Mwahaha, in the grim future, there is only...me.

Ahem...about the crunch posted above, the fact that it "consumes all the useful materials in his workshop" is a tad fearful. Does that mean it can destroy major artifacts or spellbooks if they're left lying around?

You may need to clarify the issue if a creature's corpse can be used to resurrect it if it's been fabricated, too. That said, a 3/day disintegrate is powerful, but not overpowered at 14th level. However, I'm undecided if being able to ignore spell resistance puts it over the top in terms of the strength of the ability; that's a pretty big boost for such a powerful effect.


Aye, I'm also a bit leery of it, particularly because the DC of the ability turns it into a 10th level heightened spell resistance piercing disintegrate at 20th level. That being said, with Pathfinder's penchant for ridiculous HP bloat... looking into it.

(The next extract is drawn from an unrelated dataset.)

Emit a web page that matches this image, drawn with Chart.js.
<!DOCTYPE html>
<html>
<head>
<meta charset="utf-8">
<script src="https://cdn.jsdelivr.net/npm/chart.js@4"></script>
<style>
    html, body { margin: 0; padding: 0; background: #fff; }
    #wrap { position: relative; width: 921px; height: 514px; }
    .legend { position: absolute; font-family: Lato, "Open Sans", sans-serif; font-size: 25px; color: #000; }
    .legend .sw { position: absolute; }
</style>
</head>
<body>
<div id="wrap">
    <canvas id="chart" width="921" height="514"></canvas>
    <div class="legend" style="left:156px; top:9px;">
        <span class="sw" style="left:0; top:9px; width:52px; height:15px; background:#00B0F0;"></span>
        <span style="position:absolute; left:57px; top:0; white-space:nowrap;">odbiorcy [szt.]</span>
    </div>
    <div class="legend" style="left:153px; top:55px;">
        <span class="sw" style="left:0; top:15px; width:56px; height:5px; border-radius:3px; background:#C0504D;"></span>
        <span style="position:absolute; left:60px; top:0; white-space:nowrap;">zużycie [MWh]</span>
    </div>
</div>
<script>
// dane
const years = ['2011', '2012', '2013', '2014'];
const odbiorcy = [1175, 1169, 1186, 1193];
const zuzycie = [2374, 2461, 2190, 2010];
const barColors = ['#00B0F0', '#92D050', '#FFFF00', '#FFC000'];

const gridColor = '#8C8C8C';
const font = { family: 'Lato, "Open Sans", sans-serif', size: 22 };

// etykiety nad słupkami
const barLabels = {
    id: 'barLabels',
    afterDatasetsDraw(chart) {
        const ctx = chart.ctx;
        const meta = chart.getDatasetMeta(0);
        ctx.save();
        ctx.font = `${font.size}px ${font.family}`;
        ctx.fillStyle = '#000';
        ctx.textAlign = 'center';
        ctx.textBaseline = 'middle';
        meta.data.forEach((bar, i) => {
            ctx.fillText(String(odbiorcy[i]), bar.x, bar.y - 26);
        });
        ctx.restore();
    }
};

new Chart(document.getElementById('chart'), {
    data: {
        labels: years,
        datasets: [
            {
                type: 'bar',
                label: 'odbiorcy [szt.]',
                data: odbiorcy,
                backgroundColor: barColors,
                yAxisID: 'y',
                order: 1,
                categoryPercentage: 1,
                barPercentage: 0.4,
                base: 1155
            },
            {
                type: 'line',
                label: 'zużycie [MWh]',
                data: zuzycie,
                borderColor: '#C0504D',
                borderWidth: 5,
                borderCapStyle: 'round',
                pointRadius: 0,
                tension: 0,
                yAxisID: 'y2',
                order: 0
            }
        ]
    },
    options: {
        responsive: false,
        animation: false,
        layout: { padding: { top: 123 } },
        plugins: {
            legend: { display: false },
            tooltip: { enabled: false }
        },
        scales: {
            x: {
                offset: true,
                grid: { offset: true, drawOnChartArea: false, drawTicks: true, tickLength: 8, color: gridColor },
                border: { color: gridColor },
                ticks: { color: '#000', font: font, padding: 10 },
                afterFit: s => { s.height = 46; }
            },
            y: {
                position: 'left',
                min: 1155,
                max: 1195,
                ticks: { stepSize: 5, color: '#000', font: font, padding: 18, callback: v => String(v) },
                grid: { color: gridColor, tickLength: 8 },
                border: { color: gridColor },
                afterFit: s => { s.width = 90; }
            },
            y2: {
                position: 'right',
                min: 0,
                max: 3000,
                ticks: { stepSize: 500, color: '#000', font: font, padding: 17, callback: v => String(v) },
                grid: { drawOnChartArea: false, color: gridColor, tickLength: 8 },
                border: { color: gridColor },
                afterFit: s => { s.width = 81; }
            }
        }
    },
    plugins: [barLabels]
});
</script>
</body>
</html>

It would stand to reason that raise dead would not function, though resurrection would, given their respective texts. Do you feel this would require actual clarification in the text? If so, I'm going to need to do significant shuffling because I'm all out of room for the page.


Right, so I've made two changes. Given the tinker is not a full spellcaster, the swarm is caster level equal to tinker level - 3. Further, given it's mechanical, you don't apply spell resistance, but you apply damage reduction. This represents the machines having difficulty ripping certain materials, such as adamantine, apart.


Well, gents, your advice appears to be spot-on. The Tinker broke the top 15 bestsellers on RPGnow.com a few hours ago.